Rotterdam official looks to turn flooded properties into open space
ROTTERDAM Town Board member Robert Godlewski wants to give Rotterdam Junction flood victims the chance to sell their condemned properties to the town so they can be demolished and kept forever wild.
Godlewski wants to apply for a hazard mitigation program administered through the state’s Office of Emergency Management that would allow the town to buy certain flood-damaged properties in the hamlet at only a quarter of the cost, with the remainder funded through the Federal Emergency Management Agency. In a legislative request he submitted to Supervisor Harry Buffardi Tuesday, Godlewski identified 23 properties that received revised assessments this year after being significantly damaged during the flood.
Godlewski said the town could use some of the roughly $525,000 in FEMA aid it’s received so far to pay for its share of the cost. Without at least considering such a program, he predicted that some of the badly damaged homes located in the hamlet’s flood plain might stay vacant for years into the future.
“Do we want Rotterdam Junction to be another city of Schenectady with abandoned buildings?” he asked Tuesday. “I think not.”
The buyouts are aimed at removing homes or buildings from persistently flooded areas. Once a property is purchased through the program, it can never be developed again.
In Rotterdam Junction, many homes along Isabella Street, Scrafford Lane and Lock Street sustained periodic flooding even before Tropical Storm Irene last year. The area is wedged in a low-lying plain between the tow path of the old Erie Canal channel to the south and Main Street to the north — a place where the Mohawk River once flowed centuries ago.
The area was moderately flooded immediately following the storm. But when the Mohawk crested, a wave of floodwater cascaded down Main Street and left the streets submerged for nearly a week.
Godlewski said residents of the hamlet seemed interested in the program last spring and at least a few remained receptive to the idea in recent weeks. He said the regulations for rebuilding some of the condemned homes were prompting some to abandon the existing structures altogether.
“We’re not going to be able to help them all, but there are a number of homes … that are never going to be fixed up,” he said. “So why don’t we move forward?”
Buffardi said the board will likely take up Godlewski’s request later this month.
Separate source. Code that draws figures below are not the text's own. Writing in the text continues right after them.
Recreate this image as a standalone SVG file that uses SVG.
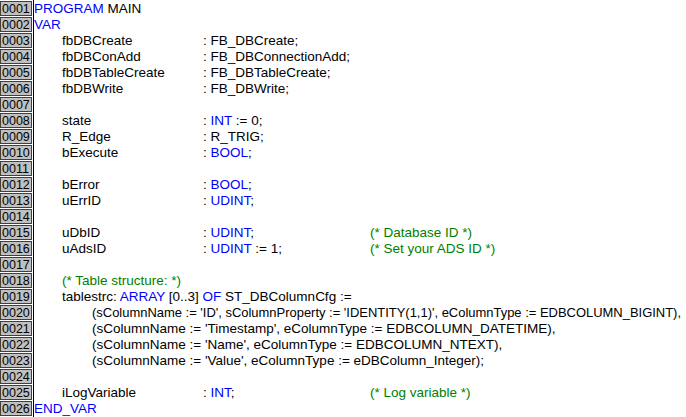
<svg xmlns="http://www.w3.org/2000/svg" width="686" height="417" viewBox="0 0 686 417">
<style>
text{font-family:"Liberation Sans",Arial,sans-serif;font-size:13.5px;fill:#000}
.k{fill:#0000ff}.c{fill:#008000}
.n{font-size:12.5px}
.b{fill:#c0c0c0;stroke:#404040;stroke-width:1}
</style>
<rect width="686" height="417" fill="#fff"/>
<g id="gutter">
<rect x="0" y="0" width="33" height="417" fill="#fff"/>
<line x1="33.5" y1="0" x2="33.5" y2="417" stroke="#000"/>
<g id="nums">
<rect class="b" x="0.5" y="1.5" width="31" height="14"/><text class="n" x="2" y="13">0001</text>
<rect class="b" x="0.5" y="17.5" width="31" height="14"/><text class="n" x="2" y="29">0002</text>
<rect class="b" x="0.5" y="33.5" width="31" height="14"/><text class="n" x="2" y="45">0003</text>
<rect class="b" x="0.5" y="49.5" width="31" height="14"/><text class="n" x="2" y="61">0004</text>
<rect class="b" x="0.5" y="65.5" width="31" height="14"/><text class="n" x="2" y="77">0005</text>
<rect class="b" x="0.5" y="81.5" width="31" height="14"/><text class="n" x="2" y="93">0006</text>
<rect class="b" x="0.5" y="97.5" width="31" height="14"/><text class="n" x="2" y="109">0007</text>
<rect class="b" x="0.5" y="113.5" width="31" height="14"/><text class="n" x="2" y="125">0008</text>
<rect class="b" x="0.5" y="129.5" width="31" height="14"/><text class="n" x="2" y="141">0009</text>
<rect class="b" x="0.5" y="145.5" width="31" height="14"/><text class="n" x="2" y="157">0010</text>
<rect class="b" x="0.5" y="161.5" width="31" height="14"/><text class="n" x="2" y="173">0011</text>
<rect class="b" x="0.5" y="177.5" width="31" height="14"/><text class="n" x="2" y="189">0012</text>
<rect class="b" x="0.5" y="193.5" width="31" height="14"/><text class="n" x="2" y="205">0013</text>
<rect class="b" x="0.5" y="209.5" width="31" height="14"/><text class="n" x="2" y="221">0014</text>
<rect class="b" x="0.5" y="225.5" width="31" height="14"/><text class="n" x="2" y="237">0015</text>
<rect class="b" x="0.5" y="241.5" width="31" height="14"/><text class="n" x="2" y="253">0016</text>
<rect class="b" x="0.5" y="257.5" width="31" height="14"/><text class="n" x="2" y="269">0017</text>
<rect class="b" x="0.5" y="273.5" width="31" height="14"/><text class="n" x="2" y="285">0018</text>
<rect class="b" x="0.5" y="289.5" width="31" height="14"/><text class="n" x="2" y="301">0019</text>
<rect class="b" x="0.5" y="305.5" width="31" height="14"/><text class="n" x="2" y="317">0020</text>
<rect class="b" x="0.5" y="321.5" width="31" height="14"/><text class="n" x="2" y="333">0021</text>
<rect class="b" x="0.5" y="337.5" width="31" height="14"/><text class="n" x="2" y="349">0022</text>
<rect class="b" x="0.5" y="353.5" width="31" height="14"/><text class="n" x="2" y="365">0023</text>
<rect class="b" x="0.5" y="369.5" width="31" height="14"/><text class="n" x="2" y="381">0024</text>
<rect class="b" x="0.5" y="385.5" width="31" height="14"/><text class="n" x="2" y="397">0025</text>
<rect class="b" x="0.5" y="401.5" width="31" height="14"/><text class="n" x="2" y="413">0026</text>
</g>
</g>
<g id="code">
<text x="34" y="13"><tspan class="k">PROGRAM</tspan> MAIN</text>
<text x="34" y="29" class="k">VAR</text>
<text x="62" y="45">fbDBCreate</text><text x="203" y="45">: FB_DBCreate;</text>
<text x="62" y="61">fbDBConAdd</text><text x="203" y="61">: FB_DBConnectionAdd;</text>
<text x="62" y="77">fbDBTableCreate</text><text x="203" y="77">: FB_DBTableCreate;</text>
<text x="62" y="93">fbDBWrite</text><text x="203" y="93">: FB_DBWrite;</text>
<text x="62" y="125">state</text><text x="203" y="125">: <tspan class="k">INT</tspan> := 0;</text>
<text x="62" y="141">R_Edge</text><text x="203" y="141">: R_TRIG;</text>
<text x="62" y="157">bExecute</text><text x="203" y="157">: <tspan class="k">BOOL</tspan>;</text>
<text x="62" y="189">bError</text><text x="203" y="189">: <tspan class="k">BOOL</tspan>;</text>
<text x="62" y="205">uErrID</text><text x="203" y="205">: <tspan class="k">UDINT</tspan>;</text>
<text x="62" y="237">uDbID</text><text x="203" y="237">: <tspan class="k">UDINT</tspan>;</text><text x="370" y="237" class="c">(* Database ID *)</text>
<text x="62" y="253">uAdsID</text><text x="203" y="253">: <tspan class="k">UDINT</tspan> := 1;</text><text x="370" y="253" class="c">(* Set your ADS ID *)</text>
<text x="62" y="285" class="c">(* Table structure: *)</text>
<text x="62" y="301">tablestrc: <tspan class="k">ARRAY</tspan> [0..3] <tspan class="k">OF</tspan> ST_DBColumnCfg :=</text>
<text x="92" y="317" textLength="589" lengthAdjust="spacingAndGlyphs">(sColumnName := 'ID', sColumnProperty := 'IDENTITY(1,1)', eColumnType := EDBCOLUMN_BIGINT),</text>
<text x="92" y="333">(sColumnName := 'Timestamp', eColumnType := EDBCOLUMN_DATETIME),</text>
<text x="92" y="349">(sColumnName := 'Name', eColumnType := EDBCOLUMN_NTEXT),</text>
<text x="92" y="365">(sColumnName := 'Value', eColumnType := eDBColumn_Integer);</text>
<text x="62" y="397">iLogVariable</text><text x="203" y="397">: <tspan class="k">INT</tspan>;</text><text x="370" y="397" class="c">(* Log variable *)</text>
<text x="34" y="413" class="k">END_VAR</text>
</g>
</svg>
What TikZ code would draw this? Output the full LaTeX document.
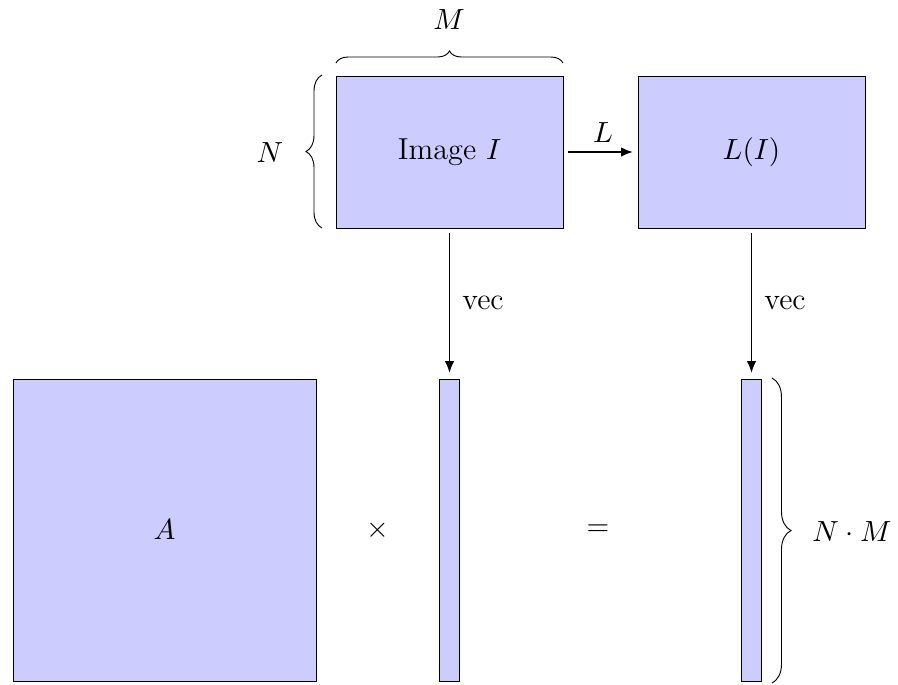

But he said he wouldn’t support such an initiative for the time being because he doesn’t think it would be in the best interest of the hamlet or taxpayers.
Buffardi said offering the program could leave Rotterdam Junction pockmarked with lots that would remain vacant, which could then hurt redevelopment efforts. He said the program would also mean removing tax base from the town rolls forever, which would become a burden on all of Rotterdam’s taxpayers.
“If we tear those houses down and do this FEMA sanction, these houses will come off the tax rolls forever,” he said. “And it’s going to hurt future development in the hamlet of Rotterdam Junction because there’s going to be sporadic areas that can’t be built on.”
Godlewski also demanded an accounting of the FEMA reimbursements the town has already received. He said expenses from the flood were paid in the 2011 budget and he is concerned the FEMA money may be going to expenditures unrelated to the flood in the 2013 budget.
Buffardi said town fund balances were tapped during the flood. He said the FEMA funds will be used to replenish those fund balances.